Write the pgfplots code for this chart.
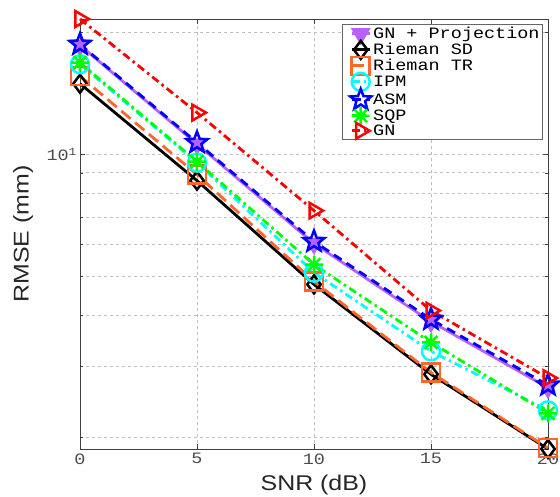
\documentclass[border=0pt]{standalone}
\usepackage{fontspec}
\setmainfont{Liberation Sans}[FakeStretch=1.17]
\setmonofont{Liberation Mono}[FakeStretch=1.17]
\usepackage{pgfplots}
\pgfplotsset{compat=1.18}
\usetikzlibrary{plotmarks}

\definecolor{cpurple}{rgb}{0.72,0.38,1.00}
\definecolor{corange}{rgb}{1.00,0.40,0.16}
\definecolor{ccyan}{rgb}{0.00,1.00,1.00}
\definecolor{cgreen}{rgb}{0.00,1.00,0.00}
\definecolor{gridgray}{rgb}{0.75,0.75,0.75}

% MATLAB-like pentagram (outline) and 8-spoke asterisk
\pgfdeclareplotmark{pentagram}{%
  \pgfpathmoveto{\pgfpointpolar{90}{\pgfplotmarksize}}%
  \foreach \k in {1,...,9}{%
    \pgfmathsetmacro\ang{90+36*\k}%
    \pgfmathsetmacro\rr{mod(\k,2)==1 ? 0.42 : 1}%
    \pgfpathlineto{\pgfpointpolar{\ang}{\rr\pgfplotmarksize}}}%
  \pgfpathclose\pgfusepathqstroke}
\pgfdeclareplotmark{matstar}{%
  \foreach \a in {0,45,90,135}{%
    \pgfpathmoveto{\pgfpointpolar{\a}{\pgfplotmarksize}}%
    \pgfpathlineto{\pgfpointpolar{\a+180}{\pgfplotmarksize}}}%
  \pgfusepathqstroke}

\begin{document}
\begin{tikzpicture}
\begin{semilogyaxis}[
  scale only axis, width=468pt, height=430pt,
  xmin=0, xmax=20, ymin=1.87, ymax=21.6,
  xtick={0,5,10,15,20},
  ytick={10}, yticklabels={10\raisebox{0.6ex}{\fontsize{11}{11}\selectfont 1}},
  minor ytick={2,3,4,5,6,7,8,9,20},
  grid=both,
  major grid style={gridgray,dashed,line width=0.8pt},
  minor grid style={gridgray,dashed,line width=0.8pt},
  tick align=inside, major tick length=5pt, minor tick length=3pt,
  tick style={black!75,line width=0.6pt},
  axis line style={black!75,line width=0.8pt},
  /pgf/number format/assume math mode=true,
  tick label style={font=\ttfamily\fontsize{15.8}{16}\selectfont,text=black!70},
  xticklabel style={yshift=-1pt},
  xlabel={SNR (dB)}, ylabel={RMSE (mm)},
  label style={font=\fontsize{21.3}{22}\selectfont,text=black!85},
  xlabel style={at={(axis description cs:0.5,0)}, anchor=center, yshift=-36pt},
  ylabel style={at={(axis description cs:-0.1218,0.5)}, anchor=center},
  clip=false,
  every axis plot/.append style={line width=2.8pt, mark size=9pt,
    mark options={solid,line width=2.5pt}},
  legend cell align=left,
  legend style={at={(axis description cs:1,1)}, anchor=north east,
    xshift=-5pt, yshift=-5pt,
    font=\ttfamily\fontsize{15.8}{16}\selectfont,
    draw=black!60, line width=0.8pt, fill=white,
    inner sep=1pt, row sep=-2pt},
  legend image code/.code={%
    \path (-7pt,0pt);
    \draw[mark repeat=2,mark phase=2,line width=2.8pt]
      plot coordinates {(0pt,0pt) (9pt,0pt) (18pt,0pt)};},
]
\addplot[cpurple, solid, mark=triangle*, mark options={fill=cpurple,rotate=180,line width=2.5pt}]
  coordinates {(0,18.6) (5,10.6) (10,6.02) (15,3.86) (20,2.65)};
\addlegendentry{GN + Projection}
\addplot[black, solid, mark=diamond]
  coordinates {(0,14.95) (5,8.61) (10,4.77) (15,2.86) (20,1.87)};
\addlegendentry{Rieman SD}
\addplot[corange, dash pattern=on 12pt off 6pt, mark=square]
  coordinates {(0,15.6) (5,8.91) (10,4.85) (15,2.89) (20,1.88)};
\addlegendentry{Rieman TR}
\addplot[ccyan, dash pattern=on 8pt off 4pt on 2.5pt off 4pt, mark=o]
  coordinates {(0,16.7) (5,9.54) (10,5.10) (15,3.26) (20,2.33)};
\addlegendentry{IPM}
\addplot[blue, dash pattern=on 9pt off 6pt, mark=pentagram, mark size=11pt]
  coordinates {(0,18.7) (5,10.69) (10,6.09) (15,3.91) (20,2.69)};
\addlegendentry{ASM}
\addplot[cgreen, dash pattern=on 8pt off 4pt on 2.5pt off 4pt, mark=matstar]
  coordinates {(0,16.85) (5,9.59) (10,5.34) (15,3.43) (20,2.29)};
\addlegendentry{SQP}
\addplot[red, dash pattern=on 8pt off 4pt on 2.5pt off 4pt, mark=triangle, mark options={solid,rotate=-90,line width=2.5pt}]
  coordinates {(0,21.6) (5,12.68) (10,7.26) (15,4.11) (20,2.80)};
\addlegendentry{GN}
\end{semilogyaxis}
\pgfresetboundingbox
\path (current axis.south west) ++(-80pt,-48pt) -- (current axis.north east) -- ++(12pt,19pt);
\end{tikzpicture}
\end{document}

* * *

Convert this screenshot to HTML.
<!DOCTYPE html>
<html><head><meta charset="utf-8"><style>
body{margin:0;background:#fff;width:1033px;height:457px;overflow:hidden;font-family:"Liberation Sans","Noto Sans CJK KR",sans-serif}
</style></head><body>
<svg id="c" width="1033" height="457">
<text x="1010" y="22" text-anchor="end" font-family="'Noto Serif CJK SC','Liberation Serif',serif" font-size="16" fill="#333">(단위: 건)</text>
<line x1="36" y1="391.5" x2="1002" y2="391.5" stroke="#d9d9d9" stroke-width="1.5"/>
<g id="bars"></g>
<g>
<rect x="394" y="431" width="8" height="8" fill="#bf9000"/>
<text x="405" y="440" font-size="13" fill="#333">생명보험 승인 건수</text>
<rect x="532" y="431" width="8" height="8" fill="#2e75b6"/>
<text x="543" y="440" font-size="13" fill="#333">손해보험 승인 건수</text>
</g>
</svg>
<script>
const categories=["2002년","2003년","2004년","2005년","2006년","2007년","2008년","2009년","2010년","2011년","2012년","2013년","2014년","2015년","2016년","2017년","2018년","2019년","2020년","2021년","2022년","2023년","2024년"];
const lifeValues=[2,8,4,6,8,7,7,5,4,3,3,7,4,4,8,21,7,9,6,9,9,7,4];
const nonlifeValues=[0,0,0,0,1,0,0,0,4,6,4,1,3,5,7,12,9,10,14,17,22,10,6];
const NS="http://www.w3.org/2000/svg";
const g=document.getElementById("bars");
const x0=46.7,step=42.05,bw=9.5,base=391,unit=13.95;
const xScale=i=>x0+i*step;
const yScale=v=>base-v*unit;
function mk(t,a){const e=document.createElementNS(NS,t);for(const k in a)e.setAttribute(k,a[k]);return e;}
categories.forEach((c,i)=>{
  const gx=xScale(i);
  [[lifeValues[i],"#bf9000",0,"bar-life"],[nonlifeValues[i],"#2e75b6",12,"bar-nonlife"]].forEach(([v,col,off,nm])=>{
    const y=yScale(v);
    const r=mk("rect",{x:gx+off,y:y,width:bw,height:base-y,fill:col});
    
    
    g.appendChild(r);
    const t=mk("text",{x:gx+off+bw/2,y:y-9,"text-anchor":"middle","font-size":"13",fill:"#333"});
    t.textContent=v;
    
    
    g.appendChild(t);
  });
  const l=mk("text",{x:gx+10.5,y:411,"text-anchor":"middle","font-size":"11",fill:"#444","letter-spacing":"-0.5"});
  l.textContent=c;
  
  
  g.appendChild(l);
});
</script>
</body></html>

Required work:
Return each line where "code" shows up.

Task answer:
Write the pgfplots code for this chart.
  legend image code/.code={%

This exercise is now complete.